13. The statement of the defendant-petitioner was recorded on oath. It may be said to be unrefuted, and it is in my opinion reliable. The plaintiff's mare was ridden by the defendant on the evening of the 6th November 1886, and then died. It is admitted by the plaintiff that he left Allahabad for Hamirpur about four days before the 6th November, that he returned to Allahabad on the morning of the 6th, that when he started for Hamirpur he left orders that the mare was merely to have walking exercise during his absence, and that on the 6th, prior to her being sent to the defendant, she was not worked at all beyond being driven between the Railway Station and the plaintiff's house. The plaintiff's witness and relative, H. M. Gordon, deposed that he had often ridden the mare, and that she had neither a hard nor a soft mouth; but from the evidence of the defendant, it is, I think, clearly proved that the mare had a hard mouth, and that she ran away with him for two miles or more in spite of his utmost endeavours to restrain her.

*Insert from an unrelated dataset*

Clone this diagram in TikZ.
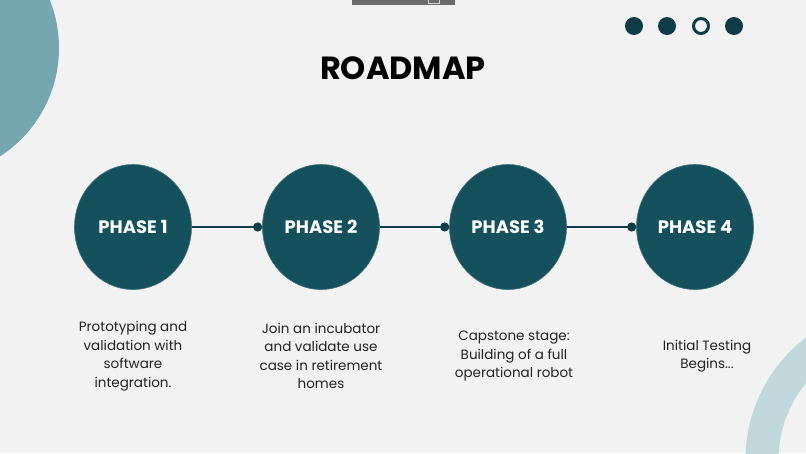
\documentclass[tikz,border=0pt]{standalone}
\usepackage{fontspec}
\setmainfont{Poppins}
\usetikzlibrary{shapes.geometric,arrows.meta}
\definecolor{bgcol}{HTML}{F2F2F2}
\definecolor{phasecol}{HTML}{15505D}
\definecolor{darkteal}{HTML}{0F3D47}
\definecolor{bluecirc}{HTML}{74A7B0}
\definecolor{paleblue}{HTML}{C0D7DC}
\definecolor{bargray}{HTML}{6B6B6B}
\definecolor{textcol}{HTML}{222222}
\begin{document}
\begin{tikzpicture}[x=1pt, y=-1pt,
  phase/.style={ellipse, fill=phasecol, draw=phasecol!80!white, line width=0.6pt, minimum width=117pt, minimum height=125pt, inner sep=0pt, text=white, font=\fontsize{18}{20}\selectfont\bfseries},
  desc/.style={align=center, text=textcol, font=\fontsize{13.5}{18.5}\selectfont},
  link/.style={draw=darkteal, line width=2.5pt, -{Circle[length=9pt,width=9pt]}},
  dot/.style={circle, fill=darkteal, minimum size=18pt, inner sep=0pt}]
% background and decoration
\fill[bgcol] (0,0) rectangle (806,453);
\useasboundingbox (0,0) rectangle (806,453);
\begin{scope}
\clip (0,0) rectangle (806,453);
\fill[bluecirc] (-70,48) circle (129);
\draw[paleblue, line width=33pt] (900,460) circle (138);
\end{scope}
\fill[bargray] (352,0) rectangle (455,5);
\draw[white!70!bargray, line width=0.6pt] (428,-1) rectangle (439,3);
% title and page dots
\node[font=\fontsize{32}{36}\selectfont\bfseries, text=black] (title) at (403,68) {ROADMAP};
\node[dot] (d1) at (634,26) {};
\node[dot] (d2) at (667,26) {};
\node[circle, draw=darkteal, line width=3pt, minimum size=15pt, inner sep=0pt] (d3) at (701,26) {};
\node[dot] (d4) at (734,26) {};
% phases
\node[phase] (p1) at (133,227) {PHASE 1};
\node[phase] (p2) at (321,227) {PHASE 2};
\node[phase] (p3) at (508,227) {PHASE 3};
\node[phase] (p4) at (695,227) {PHASE 4};
\draw[link] (p1.east) -- (p2.west);
\draw[link] (p2.east) -- (p3.west);
\draw[link] (p3.east) -- (p4.west);
% descriptions
\node[desc] (t1) at (133,356) {Prototyping and\\validation with\\software\\integration.};
\node[desc] (t2) at (321,356) {Join an incubator\\and validate use\\case in retirement\\homes};
\node[desc] (t3) at (514,356) {Capstone stage:\\Building of a full\\operational robot};
\node[desc] (t4) at (707,356) {Initial Testing\\Begins...};
\end{tikzpicture}
\end{document}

14. Admittedly the mare had been out of work for about four days prior to the 6th November, and had had very little work on the latter date, and, as might be expected, she was very fresh when ridden by the defendant on the evening of the 6th November. Almost immediately after she was mounted she became restive and plunged, and after galloping for a short distance and then being pulled up, she again plunged and tried to back into the Collector's compound. If under these circumstances the defendant hit her with his riding-cane, he did nothing more, in my opinion, than he should have done. There is proof that the defendant was not wearing spurs. There is not a particle of evidence that he made 'free use of the whip,' there is no ground for assuming that he even made use of his riding-cane otherwise than in a moderate and proper manner; and from such evidence as there is on the record I see every reason to believe that the defendant took as much care of the mare as a man of ordinary prudence would, under similar circumstanecs, have taken of her had she been his own property.
15. Mr. Blenkinsop, of the Army Veterinary Department, who held a postmortem examination of the mare, deposed that there were no external marks of violence on the body; that, on opening the car-case, he found that the diaphragm was ruptured; that the stomach contained undigested food; that the mare must have eaten shortly before she died; that the stomach was distended with undigested food; and if a horse gallops with a full stomach the probabilities are that he would have some internal injury such as rupture of the diaphragm; that the cause of the mare's death was rupture of the diaphragm; and that in his opinion, the animal was not in a fit state to be galloped or ridden fast. In addition to the above evidence there is the deposition of the witness Ram Prasad, who deposed that when he went to Mr. Wilkinson for the mare she was at the time (4-10 or 4-20 P. M.) eating gram.
16. It is, I think, obvious that the mare was restive owing to want of a proper amount of work for some days prior to the time that she was let to the defendant for hire ; that she consequently plunged and backed and then ran away with the defendant in spite of all his efforts to restrain her; and that the cause of death was rupture of the diaphragm owing to the mare having galloped when her stomach was distended with food which had been given her in the plaintiff's stables shortly before she was let to the defendant for hire. Under these circumstances, the plaintiff alone was, I consider, responsible for the mare's death; and I therefore concur in allowing the application and in reversing the decree of the lower Court with all costs.